# Look I cropped my babies ears lol



## sw_df27 (Feb 16, 2007)




----------



## aimee235 (Apr 29, 2007)

Awwww. That's adorable.


----------



## Chinadog (Sep 14, 2009)

lmao did you have to tape them to stand that way? will she grow into her ears or did they do a show cut? lmao CUTE baby btw!


----------



## sw_df27 (Feb 16, 2007)

lmao actually I cut them with scissors myself in the garage and it's suppose to be a battle crop but I think I may have left to much!!!

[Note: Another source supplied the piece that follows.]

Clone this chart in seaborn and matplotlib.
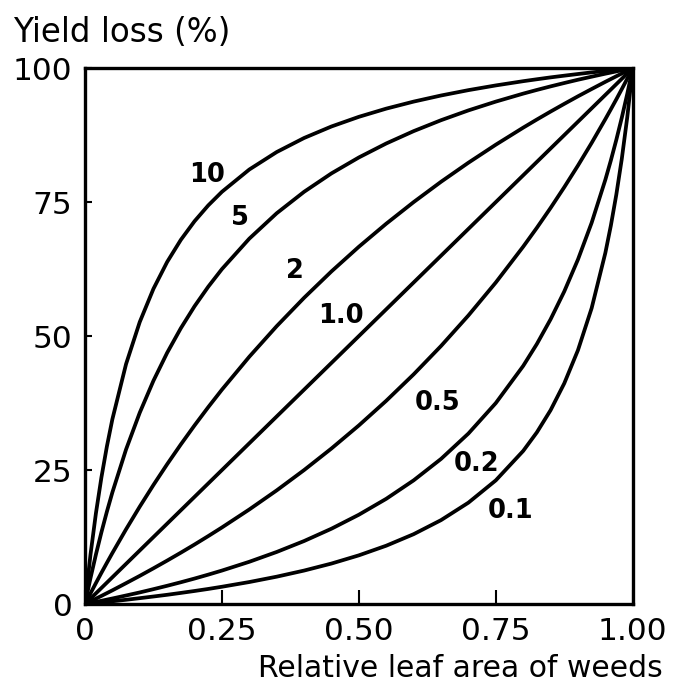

Thanks for the nice comments I love her so much have got to find more hats with ears most def!


----------



## DueceAddicTed (Sep 28, 2009)

LMAO !! That is funny ... thanks for the laugh I'm glad you shared 
She is adorable !


----------



## ~StangChick~ (Jan 1, 2009)

aww so cute!! Hats never fit Shelby...her hair keeps her head warm..lol


----------



## Black Rabbit (Nov 14, 2009)

How cute!!!!!


----------



## performanceknls (Apr 4, 2009)

lol that is really cute!!!


----------



## Nizmosmommy (Jun 1, 2009)

Soo cute.
She's absolutely perfect.


----------



## PatienceFlame (Dec 22, 2009)

LOL!!!!!!!! great crop job.


----------